After a recent trade trip to China alongside a company that has already invested in the city, Mayor Jason Levesque and Economic Development Director Michael Chammings say a large-scale mushroom-growing operation is the project “closest to reality” for Auburn.

It could be as large as 15 acres, with multiple climate-controlled buildings where 150 to 200 people would be employed.

“Auburn has the infrastructure, trucking, land, we have the skill set, we’re located perfectly to facilitate large-scale industrial agriculture in Auburn,” Levesque said Thursday.

Chammings said Nianping Wang, president of Mingjing Industry Group Co., is studying the feasibility of such a facility in Auburn. Wang and business partner Fang Cheng Morrow were behind the reinvestment in Prospect Hill Golf Course, and have since been exploring options for more projects.

Wang was among the hosts for Levesque and Chammings during their recent two-week trip to China, where they toured mushroom operations, among other industries. In photos shared by the pair, mushrooms appear growing on stacked shelves in hundreds of rows.


“Think really large walk-in coolers,” Levesque said.

Levesque said one objective of the trade trip to China was to “build legitimacy for government approval of foreign investment.” In China, foreign investment is contingent upon approval from the central government.

“(Wang) wanted to show their government that he’s dealing with governments from the state of Maine, which would be using the money toward an agricultural resource,” Chammings said.

Levesque said only about 20 percent of mushrooms consumed in America come from domestic sources, meaning there is a demand for locally produced mushrooms.

They believe Auburn is set up perfectly to host this type of business.

Depending on the type of mushroom, grow cycles can range from two to five weeks, after which they are harvested, processed and shipped. Levesque said Auburn is in the perfect location geographically to ship the mushrooms to consumers in Maine and beyond.


Chammings said in the Chinese facilities they toured in September, almost 100 percent of the materials used in each grow cycle were recycled. He said it was “extremely clean, with absolutely no smell” in the facility. Most people driving past it would not know what it is, Levesque said.

In recent years, Maine has seen an increase in the year-round market for locally grown specialty varieties of mushrooms. The Auburn venture would likely become the largest industrial mushroom-growing operation in Maine.

Chammings said the project would also be “environmentally friendly and sustainable,” and could place Auburn in a unique position as food production is beginning to shift to more sustainable food sources for health and environmental reasons.

Wang first came to Maine when his daughter was attending Hebron Academy, and that exposure left him with a good impression of the area, Morrow said last year. They’ve since invested in Prospect Hill while pursuing the mushroom cultivation project.

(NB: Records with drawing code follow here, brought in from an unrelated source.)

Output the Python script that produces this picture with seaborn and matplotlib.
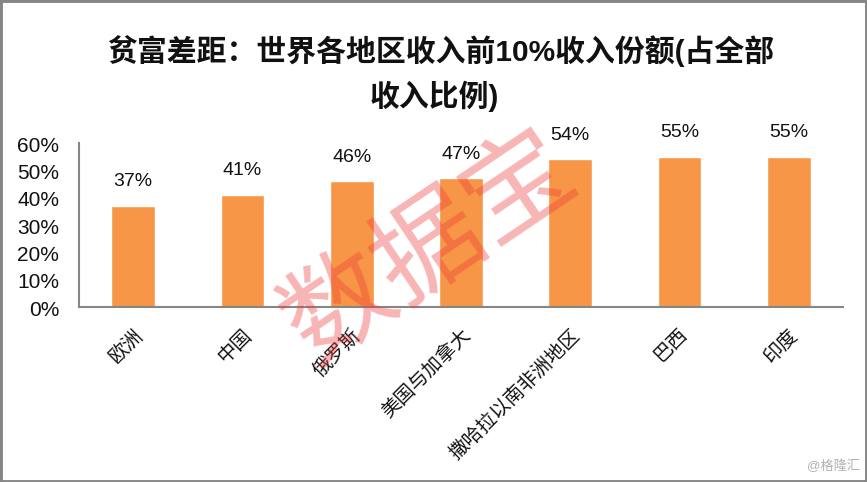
import matplotlib
matplotlib.use("Agg")
import matplotlib.pyplot as plt
from matplotlib.patches import Rectangle
from matplotlib.ticker import FuncFormatter
from matplotlib.transforms import ScaledTranslation
import pandas as pd
import seaborn as sns

regions = ["欧洲", "中国", "俄罗斯", "美国与加拿大", "撒哈拉以南非洲地区", "巴西", "印度"]
shares = [37, 41, 46, 47, 54, 55, 55]
yticks = [0, 10, 20, 30, 40, 50, 60]
title_lines = ["贫富差距：世界各地区收入前10%收入份额(占全部", "收入比例)"]

sns.set_theme(style="white")
plt.rcParams["font.family"] = ["Liberation Sans", "Noto Sans CJK SC", "DejaVu Sans"]

W, H = 867, 482
fig = plt.figure(figsize=(W / 100, H / 100), dpi=100, facecolor="white")
ax = fig.add_axes([78.5 / W, 1 - 306.5 / H, (843.5 - 78.5) / W, (306.5 - 143) / H])

df = pd.DataFrame({"region": regions, "share": shares})
sns.barplot(data=df, x="region", y="share", color="#F79646", saturation=1, width=0.4, ax=ax)

ax.set_ylim(0, 60)
ax.set_xlim(-0.5, len(regions) - 0.5)
ax.set_xlabel("")
ax.set_ylabel("")
ax.set_yticks(yticks)
ax.yaxis.set_major_formatter(FuncFormatter(lambda v, _: f"{v:.0f}%"))
ax.tick_params(axis="y", labelsize=15, length=0, pad=14, labelcolor="#111111")
ax.tick_params(axis="x", length=0, pad=14, labelsize=14, labelcolor="#111111")
plt.setp(ax.get_xticklabels(), rotation=45, ha="right", rotation_mode="anchor")
down = ScaledTranslation(0, -1.5 / 100, fig.dpi_scale_trans)
for lab in ax.get_yticklabels():
    lab.set_transform(lab.get_transform() + down)
for s in ("top", "right"):
    ax.spines[s].set_visible(False)
for s in ("left", "bottom"):
    ax.spines[s].set_color("#868686")
    ax.spines[s].set_linewidth(1.5)

for i, v in enumerate(shares):
    ax.annotate(f"{v}%", (i, v), xytext=(0, 11), textcoords="offset points",
                ha="center", va="bottom", fontsize=14, color="#111111")

fig.text(441 / W, 1 - 51 / H, title_lines[0], ha="center", va="center",
         fontsize=21.5, fontweight="bold", color="#111111")
fig.text(434 / W, 1 - 96 / H, title_lines[1], ha="center", va="center",
         fontsize=21.5, fontweight="bold", color="#111111")

fig.text(432 / W, 1 - 250 / H, "数据宝", ha="center", va="center", rotation=34,
         fontsize=78, color="#EE3B3B", alpha=0.38, zorder=10)
fig.text(860 / W, 1 - 466 / H, "@格隆汇", ha="right", va="center", fontsize=9.5, color="#B0B0B0")

fig.add_artist(Rectangle((0, 0), 1, 1, transform=fig.transFigure, fill=False,
                         edgecolor="#868686", linewidth=3.5))
fig.savefig("out.png", dpi=100)
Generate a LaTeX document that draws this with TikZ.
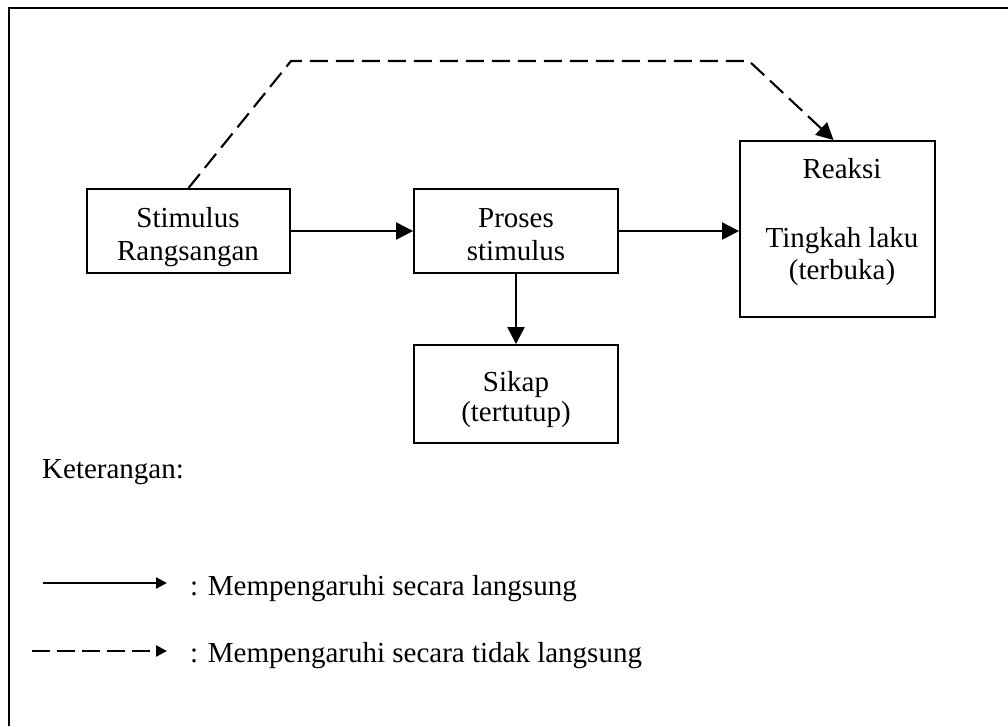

Chammings said part of the feasibility process is scouting potential locations. Auburn has a lot of options, he said, but the facilities would require land with utility access.

One stumbling block is the frosty relations between the United States and China, which are in the middle of a heightened trade dispute. While the Auburn officials received a warm welcome in China, they said the trade situation was often referred to in conversations.

The next step in the process likely would come in February or March, when Wang – who is building a home near Prospect Hill – and an interpreter come to Maine, Chammings said.

“This is a great economic development opportunity because it’s agriculture, which Auburn has a strong history with, but it’s also industrial in scale,” Levesque said. “This is showing the evolution of agriculture.”